“Un amor real es como vivir en aeropuertos”.
Charly García
Los vuelos que se retrasan huelen a bizcocho frío. No sé porqué, pero así es. Y por alguna razón, quienes se retrasan –los pasajeros en trance- tienen ese color insuficiente, amargo e impuntual de siempre. Que sean las nueve en Caracas y las dos de la mañana en Madrid. Las ocho en México y la una aquí. Que las cosas vayan y vengan, como los aviones, nos convierten en fríos y desamparados pedacitos de algo: bizcochos flotantes, peceras en baño de maría. El reloj, redondito como un disparo en la frente, es capaz de lograrlo todo, excepto hacernos llegar a tiempo. Por eso todos los aviones llevan retraso.

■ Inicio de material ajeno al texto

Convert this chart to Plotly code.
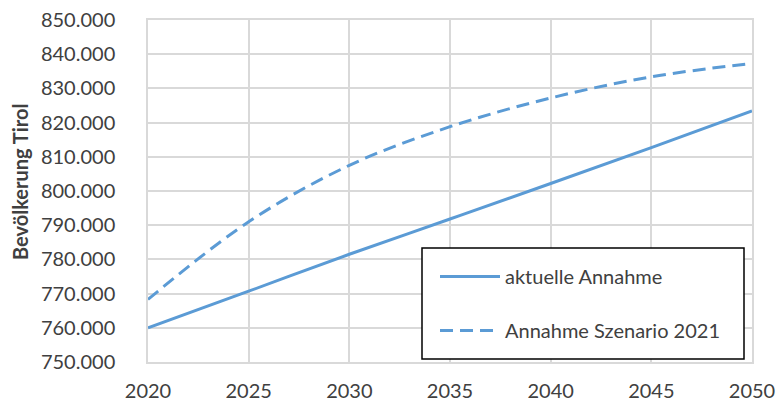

Tengo un amigo con nombre de consonante que se sabe memoria los husos horarios. Practica la aritmética sentimental de las agujas. Conoce de cerca a las atletas de los aeropuertos, por solidaridad y defecto. Mi amigo con nombre de consonante es áspero y sincero, único en su especie. Es oyente, viajante, chef, maratonista y escritor de muecas; un cretino con dentadura; un silencioso pasajero en el corazón de los aeropuertos.
Viviendo aún en Caracas, sentados en la mesa del restaurante Chino de Los Palos Grandes, le pedí que resolviese la ecuación imposible. Que le pusiera a mis miedos un proyecto, que me ayudara a sacarles otro pasaporte. Pero él ya estaba curado de mis peticiones sin sentido. Me había visto ir y volver de México y San Francisco. Me había visto llorar, emborracharme y agredir artistas en verbenas culturales. Por eso su silencio siempre me resultó el más tierno de todos los consuelos. No había nada qué hacer que yo no supiese ya. Por eso aquel día, escoltado por un montículo de arroz chino, me miró amargamente, como los monos de los cuentos miran a sus escritores.
Y ahora que he resuelto la ecuación horaria, justo en este momento, es mi amigo alfabético quien necesita un montículo de arroz donde volcar los ojos. No sé cómo explicarle que sus fotos de relojes me lastiman los oídos. No sé decirle que conozco de cerca a la gimnasta de su aeropuerto. Que sus dedos –los de ella- son más largos al bajar de los aviones y su risa más extraña cuando cuelga el teléfono. Pero no pienso decírselo ni a mi amigo con nombre de consonante ni a su gimnasta.
Sencillamente no consigo una parte del tiempo lo suficientemente útil para que el avión retrasado que ambos –la gimnasta y mi amigo consonante- esperan llegue a tiempo. Dice Ítalo Calvino que las ciudades, como los sueños, están llenas de deseos y miedos. Pero también de relojes, vitrinas que chirrían y anuncios de neón estropeados.
Que el tiempo sea suizo es lo que menos me importa. Es el rugido de los escaparates, el silencio de los relojes lo que me deshilacha los ojos. Es mi amigo consonante cada vez más pasajero en el corazón de los aeropuertos, fotografiando la hora con el réflex plástico de su cámara digital. Pero el reloj, redondito como un disparo en la frente, es incapaz, el más incapaz de los aparatos. Por eso en Madrid las gimnastas se pierden en las autovías. Por eso todos los aviones llevan retraso. Por eso sus fotos me matan de frío. Bang. Bang. Por eso al llorar me cambio de acera.